Articles/Essays – Volume 51, No. 2
In Memoriam: Neil Longo
Neil Longo, a lover of nature and of thought, ended his life on November 29, 2017. He was my student five years earlier and kept in touch with me. I had picked up hints of his depression but was stunned by the news of his death.
Neil took life’s journeys passionately and eagerly. He hiked mountains enthusiastically and cherished every view his hikes gave him. He always wanted more of everything, and sometimes before others thought he was ready. He wrote a memoir for me titled Unendowed. It might seem strange for a nineteen-year-old to write his memoir, but it was not strange to Neil. Unendowed was the story of his conversion to Mormonism and his bold declaration that he, though yet a teenager, was ready for the temple endowment even though his bishop thought him too young. His sojourn into Mormonism was as passionate as everything else he did, but it also had an early end. He had left the church by the time of his death.
Whenever we hear of the suicide of someone we care about, we ask ourselves if there wasn’t something we could have done or said to prevent it. Sometimes, we try to identify a unique reason for their final decision, which can somehow protect us from responsibility or from fear that someone else we know might do it. These are our impulses, but they do nothing to resolve the real questions.
How could such a deep-thinking, life-loving man end his own life? How do we continue with the reality of his death as a part of our own life’s context?
I have no answers except that we do continue, and we can’t understand the pain that would lead someone to suicide.

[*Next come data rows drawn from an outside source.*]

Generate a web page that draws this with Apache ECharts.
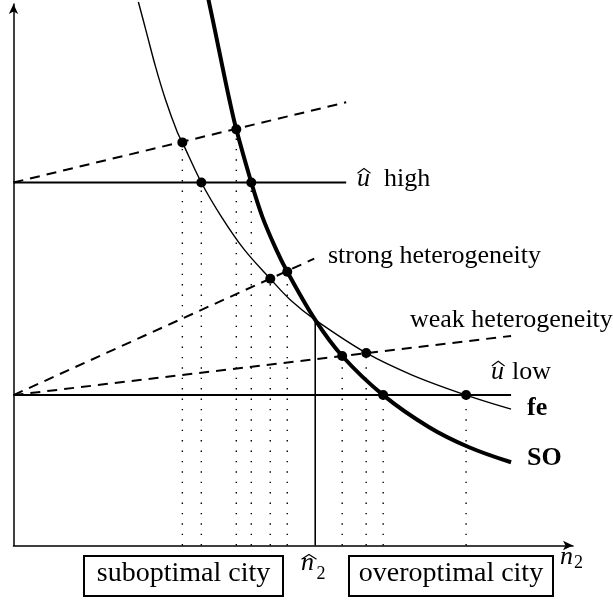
<!DOCTYPE html>
<html><head><meta charset="utf-8">
<script src="https://cdn.jsdelivr.net/npm/echarts@6/dist/echarts.min.js"></script>
<style>html,body{margin:0;padding:0;background:#fff}#c{width:613px;height:603px}</style>
</head><body><div id="c"></div>
<script>
// curves (n2, utility)
const feCurve = [[12.5,54.2],[13.3,51.2],[14.2,47.8],[15.2,44.5],[16.4,41.2],[16.9,40.2],[18.8,36.2],[20.8,32.8],[23.1,29.5],[25.7,26.6],[27.8,24.4],[30.2,22.5],[35.3,19.2],[39.9,17.0],[45.3,15.0],[49.8,13.6]];
const soCurve = [[19.5,54.5],[20.2,51.2],[20.9,47.8],[21.6,44.5],[22.3,41.5],[23.8,36.2],[24.9,32.8],[26.3,29.5],[27.4,27.3],[30.2,22.5],[32.9,18.9],[37.0,15.0],[41.6,11.8],[45.6,9.8],[49.8,8.3]];
const uHigh = [[0,36.2],[33.3,36.2]];
const uLow = [[0,15.0],[49.8,15.0]];
const dashHigh = [[0,36.2],[33.3,44.2]];
const dashStrong = [[0,15.0],[30.1,28.6]];
const dashWeak = [[0,15.0],[49.8,20.9]];
const optimum = [[30.2,0],[30.2,22.5]];
const dots = [[16.9,40.2],[22.3,41.5],[18.8,36.2],[23.8,36.2],[25.7,26.6],[27.4,27.3],[32.9,18.9],[35.3,19.2],[37.0,15.0],[45.3,15.0]];
const curveLabels = ['high','strong heterogeneity','weak heterogeneity','low'];
const boldLabels = ['fe','SO'];
const boxLabels = ['suboptimal city','overoptimal city'];

const chart = echarts.init(document.getElementById('c'), null, {renderer:'canvas'});
const F = '"Liberation Serif", "DejaVu Serif", serif';
const lineBase = {type:'line', symbol:'none', silent:true, clip:false, animation:false};
const series = [];
dots.forEach(d => series.push(Object.assign({}, lineBase, {
  data:[[d[0],0],[d[0],d[1]]], lineStyle:{color:'#000', width:1.4, type:[1.4,9]}
})));
series.push(Object.assign({}, lineBase, {data:optimum, lineStyle:{color:'#000', width:1.6}}));
series.push(Object.assign({}, lineBase, {data:uHigh, lineStyle:{color:'#000', width:2}}));
series.push(Object.assign({}, lineBase, {data:uLow, lineStyle:{color:'#000', width:2}}));
[dashHigh, dashStrong, dashWeak].forEach(d => series.push(Object.assign({}, lineBase, {
  data:d, lineStyle:{color:'#000', width:2, type:[10,7]}
})));
series.push(Object.assign({}, lineBase, {data:feCurve, smooth:0.35, lineStyle:{color:'#000', width:1.4}}));
series.push(Object.assign({}, lineBase, {data:soCurve, smooth:0.35, lineStyle:{color:'#000', width:4}}));
series.push({type:'scatter', data:dots, symbol:'circle', symbolSize:10, itemStyle:{color:'#000', opacity:1},
  emphasis:{disabled:true}, silent:true, clip:false, animation:false, z:10});

function txt(s, x, y, font, align) {
  return {type:'text', style:{text:s, x:x, y:y, fill:'#000', font:font, verticalAlign:'middle', align:align || 'left'}};
}
function hat(x0, x1, yTop, yBot) {
  return {type:'polyline', shape:{points:[[x0,yBot],[(x0+x1)/2,yTop],[x1,yBot]]},
    style:{stroke:'#000', lineWidth:1.1, fill:null}};
}
const rm = (sz) => sz + 'px ' + F;
const it = (sz) => 'italic ' + sz + 'px ' + F;
const bd = (sz) => 'bold ' + sz + 'px ' + F;
const graphic = [
  txt('u', 357, 178.9, it(26)), hat(357.5, 370.5, 168.5, 173.3),
  txt(curveLabels[0], 384, 178.9, rm(26)),
  txt(curveLabels[1], 328, 256, rm(26)),
  txt(curveLabels[2], 410, 320, rm(26)),
  txt('u', 491, 371.7, it(26)), hat(491.8, 504.6, 361.2, 366),
  txt(curveLabels[3], 512, 371.7, rm(26)),
  txt(boldLabels[0], 527, 408, bd(26)),
  txt(boldLabels[1], 527, 458.5, bd(26)),
  {type:'rect', shape:{x:84, y:556, width:199, height:40}, style:{fill:'#fff', stroke:'#000', lineWidth:2}},
  {type:'rect', shape:{x:349, y:556, width:204, height:40}, style:{fill:'#fff', stroke:'#000', lineWidth:2}},
  txt(boxLabels[0], 183.5, 574, rm(28), 'center'),
  txt(boxLabels[1], 451, 574, rm(28), 'center'),
  txt('n', 301, 563.5, it(26)), hat(301.5, 316.5, 554.5, 559.3),
  txt('2', 316.5, 574, rm(18)),
  txt('n', 560, 557, it(26)),
  txt('2', 574, 563, rm(18))
];

chart.setOption({
  animation:false,
  grid:{left:13.5, right:40, top:4, bottom:57.5, containLabel:false, outerBoundsMode:'none'},
  xAxis:{type:'value', min:0, max:56, axisLine:{onZero:false, lineStyle:{color:'#000', width:1.5}, symbol:['none','arrow'], symbolSize:[7,10]},
    axisTick:{show:false}, axisLabel:{show:false}, splitLine:{show:false}},
  yAxis:{type:'value', min:0, max:54, axisLine:{onZero:false, lineStyle:{color:'#000', width:1.5}, symbol:['none','arrow'], symbolSize:[7,10]},
    axisTick:{show:false}, axisLabel:{show:false}, splitLine:{show:false}},
  series:series,
  graphic:graphic
});
</script></body></html>
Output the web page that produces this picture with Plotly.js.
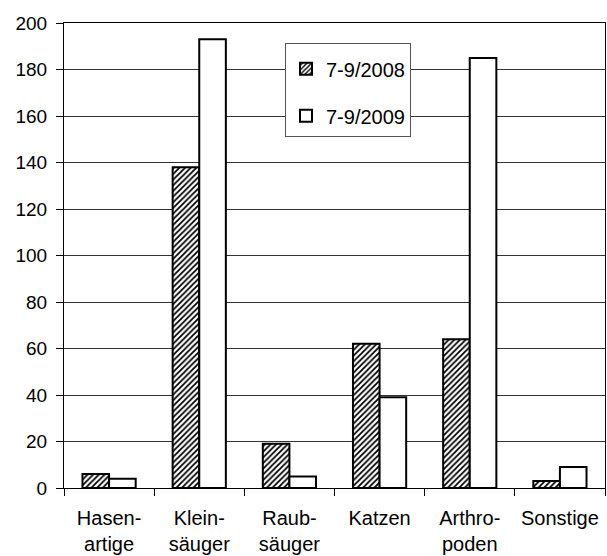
<!DOCTYPE html>
<html>
<head>
<meta charset="utf-8">
<script src="https://cdn.plot.ly/plotly-3.0.1.min.js"></script>
<style>html,body{margin:0;padding:0;background:#fff;}</style>
</head>
<body>
<div id="chart" style="width:607px;height:556px;"></div>
<script>
const categories = ["Hasen-<br>artige", "Klein-<br>säuger", "Raub-<br>säuger", "Katzen", "Arthro-<br>poden", "Sonstige"];
const series2008 = [6, 138, 19, 62, 64, 3];
const series2009 = [4, 193, 5, 39, 185, 9];
const yTicks = [0, 20, 40, 60, 80, 100, 120, 140, 160, 180, 200];

const fam = "Liberation Sans, Arial, sans-serif";
const font = {family: fam, size: 20, color: "#000"};

const traces = [
  {
    type: "bar", name: "7-9/2008", x: categories, y: series2008,
    legendgroup: "a",
    marker: {color: "#fff", line: {color: "#000", width: 2},
      pattern: {shape: "/", fgcolor: "#000", bgcolor: "#fff", size: 4, solidity: 0.45}}
  },
  {
    type: "bar", name: "7-9/2009", x: categories, y: series2009,
    legendgroup: "b",
    marker: {color: "#fff", line: {color: "#000", width: 2}}
  }
];

const layout = {
  width: 607, height: 556,
  margin: {l: 64, r: 2, t: 23, b: 68},
  paper_bgcolor: "#fff", plot_bgcolor: "#fff",
  font: font,
  barmode: "group", bargap: 0.41, bargroupgap: 0,
  showlegend: true,
  legend: {
    x: 0.4085, y: 0.957, xanchor: "left", yanchor: "top",
    bgcolor: "#fff", bordercolor: "#555", borderwidth: 1,
    traceorder: "grouped", tracegroupgap: 18,
    title: {text: " ", font: {family: fam, size: 4}},
    font: font
  },
  xaxis: {
    type: "category",
    showline: true, linecolor: "#000", linewidth: 1, mirror: true,
    ticks: "outside", tickson: "boundaries", ticklen: 7, tickcolor: "#000",
    showgrid: false, ticklabelstandoff: 12,
    tickfont: font
  },
  yaxis: {
    range: [0, 200], tickvals: yTicks, ticktext: yTicks.map(String),
    showline: true, linecolor: "#000", linewidth: 1, mirror: true,
    ticks: "outside", ticklen: 7, tickcolor: "#000",
    showgrid: true, gridcolor: "#333", gridwidth: 1,
    zeroline: false, ticklabelstandoff: 5,
    tickfont: {family: fam, size: 19, color: "#000"}
  }
};

Plotly.newPlot("chart", traces, layout, {displayModeBar: false, staticPlot: true});
</script>
</body>
</html>
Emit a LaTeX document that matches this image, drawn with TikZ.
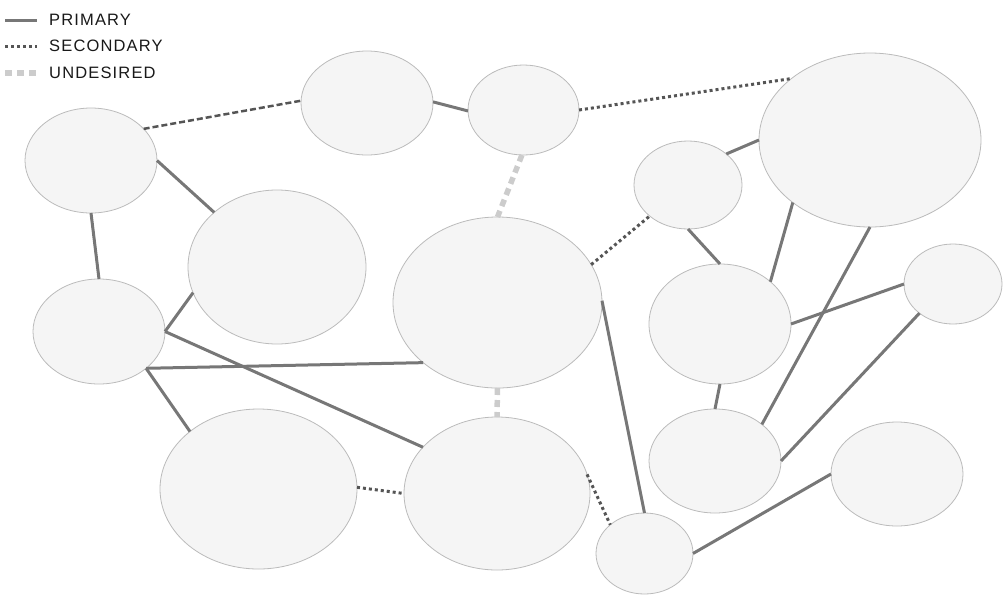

I do wonder, though, if there was not only pain for Neil but yearning for a new experience—something he was far too young to enter? There is some hint of this in Neil’s writing, though the words hardly explain his death. Nonetheless, let them stand as Neil’s own epitaph:
We have an inherent sense that we are incomplete. There are holes in our lives that we frantically try to fill. We long to be back with our Heavenly Father. Joseph longed to be back with Alvin. Brigham longed to be with Joseph. I long to be with all those I have loved and lost. Our sense of longing is what propels us to challenge death itself as Mormonism as a combined movement tears through the veils that bind us and into an earthly Zion. Thus the Zion of Mormonism exists not only in the building of grand temples and the coming of an embodied Savior, but also the emotionally welling and overflowing as we see those we love back and more alive than ever before. Mormonism seeks to conquer death in all of its forms. It looks evil in the eye and boldly reclaims life, death, love, and heaven. Death cannot conquer that prophet, or any other, again.